Lérins, comme une promesse de paradis. Quand le bateau débarque son contingent de touristes sur la petite île, à un quart d’heure de Cannes, dans les Alpes-Maritimes, les cigales, l’azur de la Méditerranée souligné par le soleil d’été qu’encadre la palette des verts des pins, des eucalyptus et des vignes, emplit le cœur de joie et de sérénité. Avec la promesse de goûter des vins superbes.
Au contraire des milliers de visiteurs qui assaillent son encombrante et non moins séduisante voisine, l’île de Sainte-Marguerite, Saint-Honorat – du nom du patricien gallo-romain, qui, au début du Ve siècle, s’est fixé sur l’île de Lerina – n’accueille que quelques centaines de bienheureux. A condition de rester corrects, « par respect pour les moines qui vivent sur l’île depuis seize siècles, merci de respecter le silence et une tenue décente (tee-shirt et short obligatoires) », ils pourront découvrir les criques de l’île, visiter aussi la partie ouverte de l’abbaye.
« La règle de saint Benoît dit que “le vin ne convient pas au moine”, mais il n’est pas facile de l’en persuader »
Certains portails s’ornent de panonceaux décorés d’une silhouette de moine encapuchonné interdisant l’entrée aux touristes. Qui se consolent en déjeunant aux Tonnelles, le restaurant de l’île, avec les vins îliens. D’autres flacons y sont proposés, car l’abbaye ne vinifie qu’en rouge et en blanc et, au cœur de la saison estivale, nombreux sont les clients tentés par un rosé provençal.
Les vignes, plantées sur huit hectares – cinq en rouge et trois en blanc –, n’occupent qu’une partie des 37 hectares de l’île, propriété de l’abbaye, soit 1 500 m de long sur 400 au plus large. Un joyau posé sur les eaux claires de la Méditerranée, dont l’histoire est tourmentée.

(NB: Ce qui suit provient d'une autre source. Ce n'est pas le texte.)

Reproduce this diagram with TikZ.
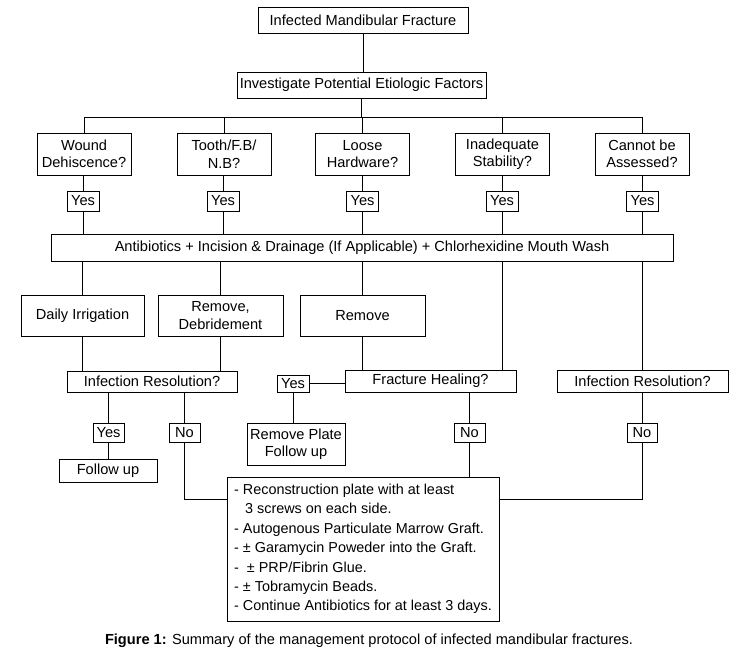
\documentclass[tikz,border=0pt]{standalone}
\usepackage{fontspec}
\setmainfont{Liberation Sans}
\begin{document}
\begin{tikzpicture}[x=1pt,y=-1pt,line width=0.9pt,
  every node/.style={font=\fontsize{14.6}{17.5}\selectfont,text=black},
  box/.style={draw,align=center,inner sep=0pt},
  link/.style={draw,line width=0.9pt}]
\useasboundingbox (0,0) rectangle (737,655);
% top
\node[box,minimum width=210pt,minimum height=26pt] (top) at (363,20) {Infected Mandibular Fracture};
\node[box,minimum width=249pt,minimum height=26pt] (inv) at (361.5,85) {Investigate Potential Etiologic Factors};
\coordinate (hbar) at (362,117);
% questions
\node[box,minimum width=94pt,minimum height=42pt] (q1) at (84,154) {Wound\\Dehiscence?};
\node[box,minimum width=94pt,minimum height=42pt] (q2) at (224,154) {Tooth/F.B/\\N.B?};
\node[box,minimum width=94pt,minimum height=42pt] (q3) at (362.5,154) {Loose\\Hardware?};
\node[box,minimum width=94pt,minimum height=42pt] (q4) at (502.5,154) {Inadequate\\Stability?};
\node[box,minimum width=94pt,minimum height=42pt] (q5) at (642,154) {Cannot be\\Assessed?};
% yes boxes
\node[box,minimum width=32pt,minimum height=20pt] (y1) at (83,201) {Yes};
\node[box,minimum width=32pt,minimum height=20pt] (y2) at (223,201) {Yes};
\node[box,minimum width=32pt,minimum height=20pt] (y3) at (362.5,201) {Yes};
\node[box,minimum width=32pt,minimum height=20pt] (y4) at (502,201) {Yes};
\node[box,minimum width=32pt,minimum height=20pt] (y5) at (642.5,201) {Yes};
% antibiotics
\node[box,minimum width=622pt,minimum height=27pt] (anti) at (362,247.5) {Antibiotics + Incision \& Drainage (If Applicable) + Chlorhexidine Mouth Wash};
% treatments
\node[box,minimum width=123pt,minimum height=41pt] (daily) at (82.5,315.5) {Daily Irrigation};
\node[box,minimum width=125pt,minimum height=41pt] (remdeb) at (220.5,315.5) {Remove,\\Debridement};
\node[box,minimum width=125pt,minimum height=41pt] (remove) at (362.5,315.5) {Remove};
% second level questions
\node[box,minimum width=170pt,minimum height=21pt] (irl) at (152,381.5) {Infection Resolution?};
\node[box,minimum width=171pt,minimum height=22pt] (fh) at (430.5,381) {Fracture Healing?};
\node[box,minimum width=171pt,minimum height=22pt] (irr) at (642.5,381) {Infection Resolution?};
\node[box,minimum width=32pt,minimum height=17pt] (y6) at (293,383.5) {Yes};
\node[box,minimum width=31pt,minimum height=19pt] (y7) at (108.5,432.5) {Yes};
\node[box,minimum width=31pt,minimum height=19pt] (n1) at (184.5,432.5) {No};
\node[box,minimum width=31pt,minimum height=19pt] (n2) at (469.5,432.5) {No};
\node[box,minimum width=30pt,minimum height=19pt] (n3) at (642,432.5) {No};
\node[box,minimum width=98pt,minimum height=23pt] (fu) at (108,470.5) {Follow up};
\node[box,minimum width=98pt,minimum height=42pt] (rp) at (296,444) {Remove Plate\\Follow up};
% reconstruction
\node[box,minimum width=272pt,minimum height=144pt,align=left,
  font=\fontsize{14.4}{19.4}\selectfont] (rec) at (363,549) {%
- Reconstruction plate with at least\\
\hspace*{11pt}3 screws on each side.\\
- Autogenous Particulate Marrow Graft.\\
- ± Garamycin Poweder into the Graft.\\
-\ \ ± PRP/Fibrin Glue.\\
- ± Tobramycin Beads.\\
- Continue Antibiotics for at least 3 days.};
\coordinate (recl) at ([yshift=-23pt]rec.north west);
\coordinate (recr) at ([yshift=-23pt]rec.north east);
% caption
\node (cap) at (369,641) {\textbf{Figure 1:} Summary of the management protocol of infected mandibular fractures.};
% connectors
\draw[link] (top.south) -- (top.south |- inv.north);
\draw[link] (inv.south) -- (inv.south |- hbar);
\draw[link] (q1.north) |- (q5.north |- hbar) -- (q5.north);
\foreach \q in {q2,q3,q4} \draw[link] (\q.north) -- (\q.north |- hbar);
\foreach \q/\y in {q1/y1,q2/y2,q3/y3,q4/y4,q5/y5} {
  \draw[link] (\y.north) -- (\y.north |- \q.south);
  \draw[link] (\y.south) -- (\y.south |- anti.north);
}
\draw[link] (daily.north) -- (daily.north |- anti.south);
\draw[link] (remdeb.north) -- (remdeb.north |- anti.south);
\draw[link] (remove.north) -- (remove.north |- anti.south);
\draw[link] (fh.north -| y4.south) -- (anti.south -| y4.south);
\draw[link] (irr.north) -- (irr.north |- anti.south);
\draw[link] (daily.south) -- (daily.south |- irl.north);
\draw[link] (remdeb.south) -- (remdeb.south |- irl.north);
\draw[link] (remove.south) -- (remove.south |- fh.north);
\draw[link] (y7.north) -- (y7.north |- irl.south);
\draw[link] (y7.south) -- (y7.south |- fu.north);
\draw[link] (n1.north) -- (n1.north |- irl.south);
\draw[link] (n1.south) |- (recl);
\draw[link] (y6.east) -- (y6.east -| fh.west);
\draw[link] (y6.south) -- (y6.south |- rp.north);
\draw[link] (n2.north) -- (n2.north |- fh.south);
\draw[link] (n2.south) -- (n2.south |- rec.north);
\draw[link] (n3.north) -- (n3.north |- irr.south);
\draw[link] (n3.south) |- (recr);
\end{tikzpicture}
\end{document}
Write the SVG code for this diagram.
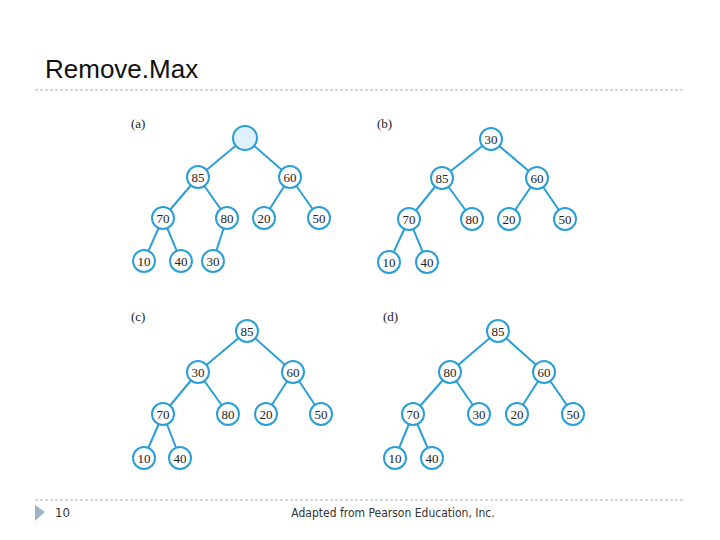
<svg xmlns="http://www.w3.org/2000/svg" width="720" height="540" viewBox="0 0 720 540">
<style>
.e{stroke:#2a9fd6;stroke-width:2}
.n circle{fill:#fff;stroke:#2a9fd6;stroke-width:2}
.n text{font-family:"Liberation Serif",serif;font-size:13px;text-anchor:middle;fill:#222}
.lbl{font-family:"Liberation Serif",serif;font-size:13px;fill:#222}
.sep{stroke:#aab2bb;stroke-width:1;stroke-dasharray:3 2}
</style>
<rect width="720" height="540" fill="#fff"/>
<text x="45" y="78" font-family="Liberation Sans,sans-serif" font-size="26" fill="#111">Remove.Max</text>
<line class="sep" x1="35" y1="90" x2="685" y2="90"/>
<line class="sep" x1="35" y1="500" x2="685" y2="500"/>
<polygon points="35,505 45,512 35,521" fill="#9fb3c8"/>
<text x="55" y="517" font-family="DejaVu Sans Condensed,DejaVu Sans,sans-serif" font-size="13" fill="#333">10</text>
<text x="393" y="517" text-anchor="middle" font-family="DejaVu Sans Condensed,DejaVu Sans,sans-serif" font-size="12" fill="#333">Adapted from Pearson Education, Inc.</text>
<text class="lbl" x="131" y="128">(a)</text>
<text class="lbl" x="377" y="128">(b)</text>
<text class="lbl" x="131" y="321">(c)</text>
<text class="lbl" x="383" y="321">(d)</text>
<g id="connectors">
<line class="e" x1="245" y1="138" x2="198" y2="177"/><line class="e" x1="245" y1="138" x2="290" y2="177"/>
<line class="e" x1="198" y1="177" x2="163" y2="218"/><line class="e" x1="198" y1="177" x2="227" y2="218"/>
<line class="e" x1="290" y1="177" x2="264" y2="218"/><line class="e" x1="290" y1="177" x2="319" y2="218"/>
<line class="e" x1="163" y1="218" x2="144" y2="261"/><line class="e" x1="163" y1="218" x2="181" y2="261"/>
<line class="e" x1="227" y1="218" x2="213" y2="261"/>
<line class="e" x1="491" y1="139" x2="442" y2="178"/><line class="e" x1="491" y1="139" x2="537" y2="178"/>
<line class="e" x1="442" y1="178" x2="409" y2="219"/><line class="e" x1="442" y1="178" x2="472" y2="219"/>
<line class="e" x1="537" y1="178" x2="509" y2="219"/><line class="e" x1="537" y1="178" x2="565" y2="219"/>
<line class="e" x1="409" y1="219" x2="389" y2="262"/><line class="e" x1="409" y1="219" x2="427" y2="262"/>
<line class="e" x1="247" y1="331" x2="198" y2="372"/><line class="e" x1="247" y1="331" x2="293" y2="372"/>
<line class="e" x1="198" y1="372" x2="163" y2="414"/><line class="e" x1="198" y1="372" x2="228" y2="414"/>
<line class="e" x1="293" y1="372" x2="266" y2="414"/><line class="e" x1="293" y1="372" x2="321" y2="414"/>
<line class="e" x1="163" y1="414" x2="144" y2="458"/><line class="e" x1="163" y1="414" x2="180" y2="458"/>
<line class="e" x1="498" y1="331" x2="450" y2="372"/><line class="e" x1="498" y1="331" x2="544" y2="372"/>
<line class="e" x1="450" y1="372" x2="413" y2="414"/><line class="e" x1="450" y1="372" x2="479" y2="414"/>
<line class="e" x1="544" y1="372" x2="517" y2="414"/><line class="e" x1="544" y1="372" x2="573" y2="414"/>
<line class="e" x1="413" y1="414" x2="395" y2="458"/><line class="e" x1="413" y1="414" x2="432" y2="458"/>
</g>
<g id="a-root" class="n"><circle cx="245" cy="138" r="12" style="fill:#dff1fb"/></g>
<g id="a85" class="n"><circle cx="198" cy="177" r="11"/><text x="198" y="182">85</text></g>
<g id="a60" class="n"><circle cx="290" cy="177" r="11"/><text x="290" y="182">60</text></g>
<g id="a70" class="n"><circle cx="163" cy="218" r="11"/><text x="163" y="223">70</text></g>
<g id="a80" class="n"><circle cx="227" cy="218" r="11"/><text x="227" y="223">80</text></g>
<g id="a20" class="n"><circle cx="264" cy="218" r="11"/><text x="264" y="223">20</text></g>
<g id="a50" class="n"><circle cx="319" cy="218" r="11"/><text x="319" y="223">50</text></g>
<g id="a10" class="n"><circle cx="144" cy="261" r="11"/><text x="144" y="266">10</text></g>
<g id="a40" class="n"><circle cx="181" cy="261" r="11"/><text x="181" y="266">40</text></g>
<g id="a30" class="n"><circle cx="213" cy="261" r="11"/><text x="213" y="266">30</text></g>
<g id="b30" class="n"><circle cx="491" cy="139" r="11"/><text x="491" y="144">30</text></g>
<g id="b85" class="n"><circle cx="442" cy="178" r="11"/><text x="442" y="183">85</text></g>
<g id="b60" class="n"><circle cx="537" cy="178" r="11"/><text x="537" y="183">60</text></g>
<g id="b70" class="n"><circle cx="409" cy="219" r="11"/><text x="409" y="224">70</text></g>
<g id="b80" class="n"><circle cx="472" cy="219" r="11"/><text x="472" y="224">80</text></g>
<g id="b20" class="n"><circle cx="509" cy="219" r="11"/><text x="509" y="224">20</text></g>
<g id="b50" class="n"><circle cx="565" cy="219" r="11"/><text x="565" y="224">50</text></g>
<g id="b10" class="n"><circle cx="389" cy="262" r="11"/><text x="389" y="267">10</text></g>
<g id="b40" class="n"><circle cx="427" cy="262" r="11"/><text x="427" y="267">40</text></g>
<g id="c85" class="n"><circle cx="247" cy="331" r="11"/><text x="247" y="336">85</text></g>
<g id="c30" class="n"><circle cx="198" cy="372" r="11"/><text x="198" y="377">30</text></g>
<g id="c60" class="n"><circle cx="293" cy="372" r="11"/><text x="293" y="377">60</text></g>
<g id="c70" class="n"><circle cx="163" cy="414" r="11"/><text x="163" y="419">70</text></g>
<g id="c80" class="n"><circle cx="228" cy="414" r="11"/><text x="228" y="419">80</text></g>
<g id="c20" class="n"><circle cx="266" cy="414" r="11"/><text x="266" y="419">20</text></g>
<g id="c50" class="n"><circle cx="321" cy="414" r="11"/><text x="321" y="419">50</text></g>
<g id="c10" class="n"><circle cx="144" cy="458" r="11"/><text x="144" y="463">10</text></g>
<g id="c40" class="n"><circle cx="180" cy="458" r="11"/><text x="180" y="463">40</text></g>
<g id="d85" class="n"><circle cx="498" cy="331" r="11"/><text x="498" y="336">85</text></g>
<g id="d80" class="n"><circle cx="450" cy="372" r="11"/><text x="450" y="377">80</text></g>
<g id="d60" class="n"><circle cx="544" cy="372" r="11"/><text x="544" y="377">60</text></g>
<g id="d70" class="n"><circle cx="413" cy="414" r="11"/><text x="413" y="419">70</text></g>
<g id="d30" class="n"><circle cx="479" cy="414" r="11"/><text x="479" y="419">30</text></g>
<g id="d20" class="n"><circle cx="517" cy="414" r="11"/><text x="517" y="419">20</text></g>
<g id="d50" class="n"><circle cx="573" cy="414" r="11"/><text x="573" y="419">50</text></g>
<g id="d10" class="n"><circle cx="395" cy="458" r="11"/><text x="395" y="463">10</text></g>
<g id="d40" class="n"><circle cx="432" cy="458" r="11"/><text x="432" y="463">40</text></g>
</svg>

L’abbaye a régné, pour les bénédictins, sur l’est de la Provence, quand celle de Saint-Victor de Marseille veillait sur l’ouest. Depuis l’installation de saint Honorat, avec la bénédiction de l’évêque de Fréjus, les troubles n’ont cessé : invasion des Sarrasins, des Génois, des Espagnols, Révolution française et, plus récemment, lors de la seconde guerre mondiale, débarquement des Italiens puis des Allemands. Sur l’île, tours et blockhaus le rappellent.
L’office dans les vignes
Si la vigne a quasiment toujours été présente, comme en témoignent des plans du XVIe siècle, la production viticole a connu heurs et malheurs : la qualité n’était pas au rendez-vous. « Dans la règle de saint Benoît, édictée au VIe siècle, il est dit que “le vin ne convient pas au moine”, mais il n’était pas toujours facile de l’en persuader. Alors, nous en buvons avec modération aux repas, deux verres maximum, et, bien sûr, lors des offices. En arrivant à l’abbaye, j’ai arrêté de boire du vin tellement il était mauvais. Voici vingt ans, nous avons décidé de faire un vin qui puisse se vendre », explique le père abbé Vladimir. Au début des années 1990, les moines se sont attelés à produire un vin d’excellence, et la récolte 2017 sera la première certifiée en bio.